Des scientifiques de l’EPFL développent une approche innovante afin de fournir des signaux visuels aux personnes aveugles en stimulant le nerf optique. Leurs travaux préliminaires sur les animaux reposent sur une électrode neurale d’un genre nouveau, qui produit des signaux distincts.
A l’EPFL (Suisse) et à la Scuola Superiore Sant’Anna (Italie), des scientifiques développent une technologie pour les non-voyants qui envoie directement des messages au cerveau, sans passer par l’oeil. Pour ce faire, ils stimulent le nerf optique avec une électrode intraneurale d’un genre nouveau, appelée OpticSELINE. Après des tests concluants sur des lapins, ils publient leurs résultats dans Nature Biomedical Engineering.
"Nous pensons que la stimulation intraneurale peut fournir une solution efficace pour concevoir des dispositifs neuro-prosthétiques qui restaurent les fonctions sensorielles et motrices. Le potentiel de cette approche est extrêmement prometteur", explique Silvestro Micera, titulaire à l’EPFL de la chaire de la Fondation Bertarelli en neuro-ingénierie translationnelle et professeur en bioélectronique à la Scuola superiore Sant’Anna. En parallèle, le même chercheur continue ses innovations dans le domaine des prothèses de main équipées d’électrodes intraneurales.
Dans le monde, on estime que 39 millions de personnes sont affectées par la cécité. Les raisons sont nombreuses: génétique, détachement de la rétine, accidents vasculaires au niveau du cortex visuel, glaucomes, cataractes ou infections. Certaines cécités sont temporaires et peuvent être traitées médicalement. Mais que peut-on faire pour les patients aveugles de manière permanente?
L’idée est de produire des phosphènes: une sensation de lumière sous la forme de motifs blancs, sans que le sujet ne perçoive directement une source lumineuse. De nombreux patients ne peuvent bénéficier des implants rétinaux - des dispositifs prothétiques à l’intention des non-voyants. Par exemple, un demi million de personnes dans le monde sont atteints de cécité suite à une affection génétique appelée rétinite pigmentaire. Mais pour des raisons cliniques, seuls quelques centaines d’entre eux peuvent être implantés. Malgré leurs risques, les solutions intraneurales fournissent a priori une solution pour un plus large nombre de patients, puisque le nerf optique et sa connexion au cerveau sont souvent intacts.
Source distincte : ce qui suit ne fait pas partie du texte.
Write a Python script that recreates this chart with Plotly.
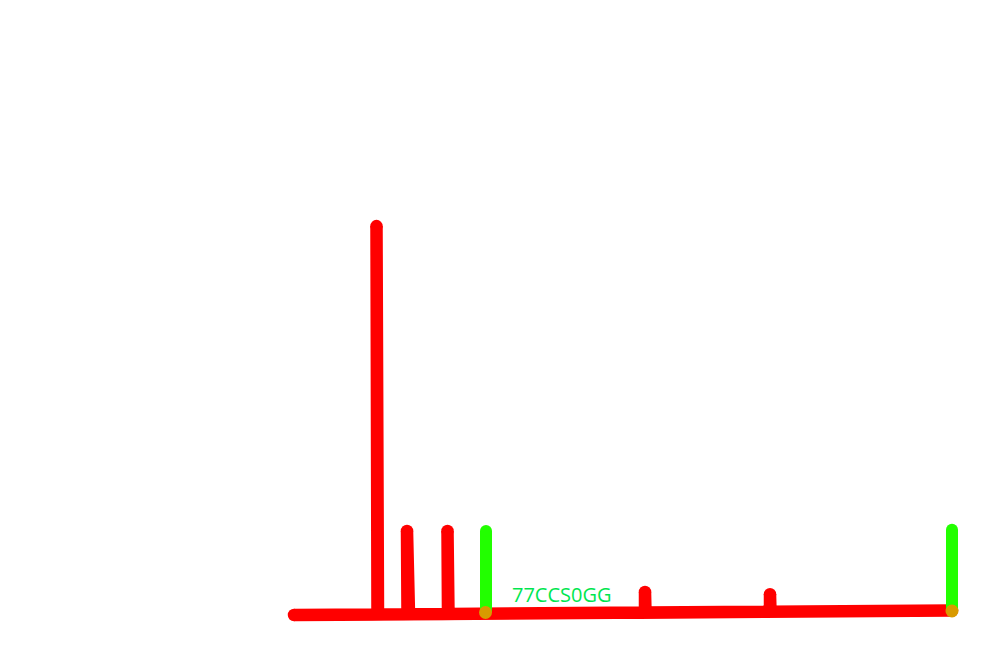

Durant les années 1990 déjà, on avait tenté de stimuler le nerf optique. Mais les résultats étaient peu concluants. Titulaire à l’EPFL de la chaire Medtronic en neuro-ingénierie, Diego Ghezzi raconte: "A cette époque, on utilisait des électrodes de contact sur le nerf. Le problème, c’est qu’elles sont rigides et mobiles, ce qui rend instable la stimulation électrique des fibres nerveuses. Parce qu’ils voyaient à chaque fois quelque chose de différent, les patients avaient des difficultés à interpréter la stimulation. De plus, elles ont probablement une sélectivité limitée, parce qu’elles impliquent des fibres superficielles."
Les électrodes intraneurales pourraient apporter aux patients des informations visuelles complexes. Une fois implantées elles sont stables et moins sujettes à des mouvements, selon les chercheurs. Alors que les électrodes de contact sont placées chirurgicalement autour du nerf, leurs homologues intraneurales sont implantées à travers.
Avec leurs équipes, Diego Ghezzi et Silvestro Micera ont conçu un réseau de 12 électrodes, baptisé OpticSELINE. Afin d’évaluer son efficacité pour stimuler les diverses fibres du nerf optique, ils ont délivré un courant électrique au nerf optique par l’intermédiaire de leur prototype et mesuré l’activité cérébrale du cortex visuel. Ils ont développé un algorithme qui décode les signaux corticaux. Ils ont montré que chaque électrode induit un motif unique d’activation corticale. Cela suggère que la stimulation intraneurale du nerf optique est sélective et informative.
On ignore quelle est la perception visuelle qui correspond à ces motifs corticaux. "Pour l’instant, nous savons que la stimulation intraneurale peut potentiellement fournir des motifs visuels informatifs. Mais pour les affiner, nous aurons besoin du retour des patients pendant de futurs essais cliniques. D’un point de vue purement technique, nous pourrions procéder à ces essais dès demain."
La technologie actuelle OpticSELINE pourrait permettre d’implanter de 48 à 60 électrodes. Ce nombre ne suffirait pas à restaurer entièrement la vue. Mais de tels signaux visuels, limités, pourrait être ajustés afin de fournir une assistance visuelle au quotidien.
Ce projet a été partiellement financé par le Wyss Center pour la bio et la neuro-ingénierie, ainsi que par la Fondation Bertarelli et Medtronic.